Americans Just Want to Be Single?

An article from Psychology Today

Americans Just Want to Be Single?

A few quotes (the reader comments on the page were also interesting):

Between ages 25 and 34, married people are in the minority
Published on September 30, 2010
by Bella DePaulo, Ph.D.

….The most irresponsible explanation

Sadly, the one explanation with no data whatsoever to back it was published in the New York Times. The paper quoted Joel Greiner, who said that economic considerations were not the real issue: “It is more a fear of intimacy and fear of marriage.”
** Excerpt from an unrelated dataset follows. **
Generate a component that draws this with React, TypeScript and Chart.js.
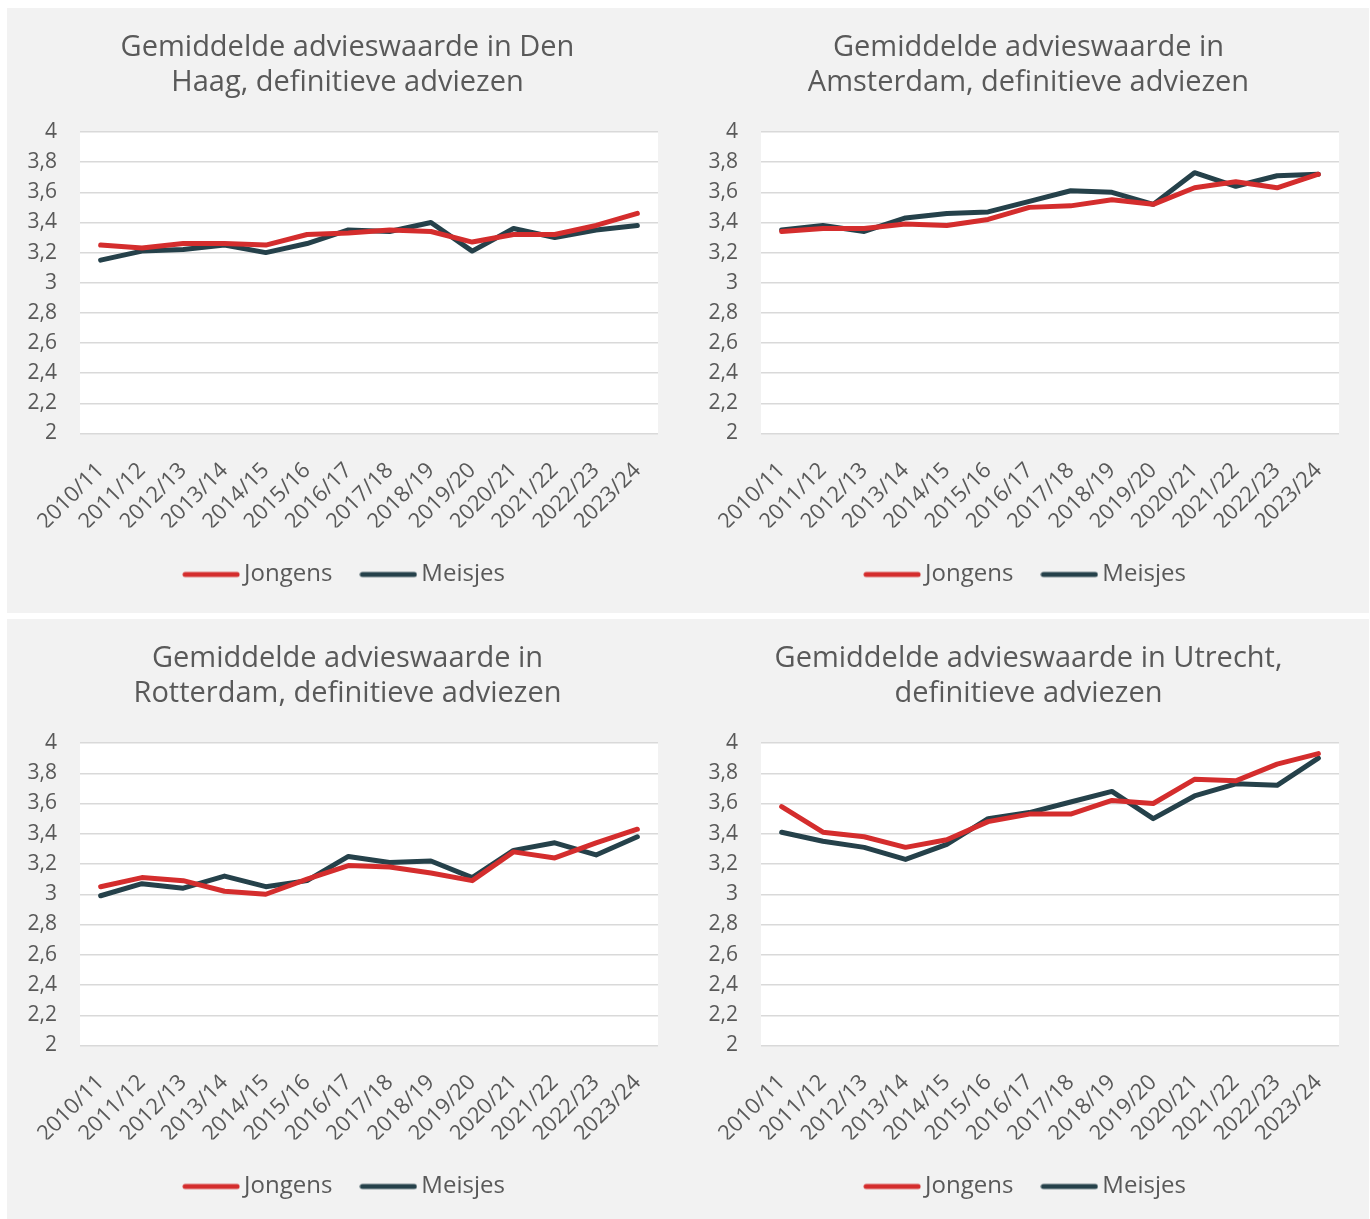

Who’s Joel Greiner? He’s “the director of counseling for the Journey, an interdenominational church in the St. Louis area.” Couples in his congregation tell him they are living together while they save money, but he’s decided they’re just scared. That’s right – he is not citing scientific research. He’s not even pointing to what the people in his congregation have told him, except to say that he doesn’t believe it. This is what the New York Times uses to perpetuate its singlism. Singles are just scared of intimacy. Some guy said so.

(For previous discussions of this non-issue, check out Times reporter thinks single women fear intimacy; I’m afraid he’s wrong, and How to make even good findings sound bad.)

The explanation no publication suggested

So let’s see, is there any other possible reason why more and more Americans are living single? Has it occurred to any scholars or reporters that it is increasingly possible to live a full, complete, and meaningful life as a single person, and so a growing number of Americans are opting to do so? No! Apparently, the thought never occurred to them.

For that, you’d have to go to, say, someone whose thoughts about single life are not prefabricated. Take David, for example. He sent me one of these stories with a note about the low rate of marriage: “Why can’t it be because people simply prefer being single?”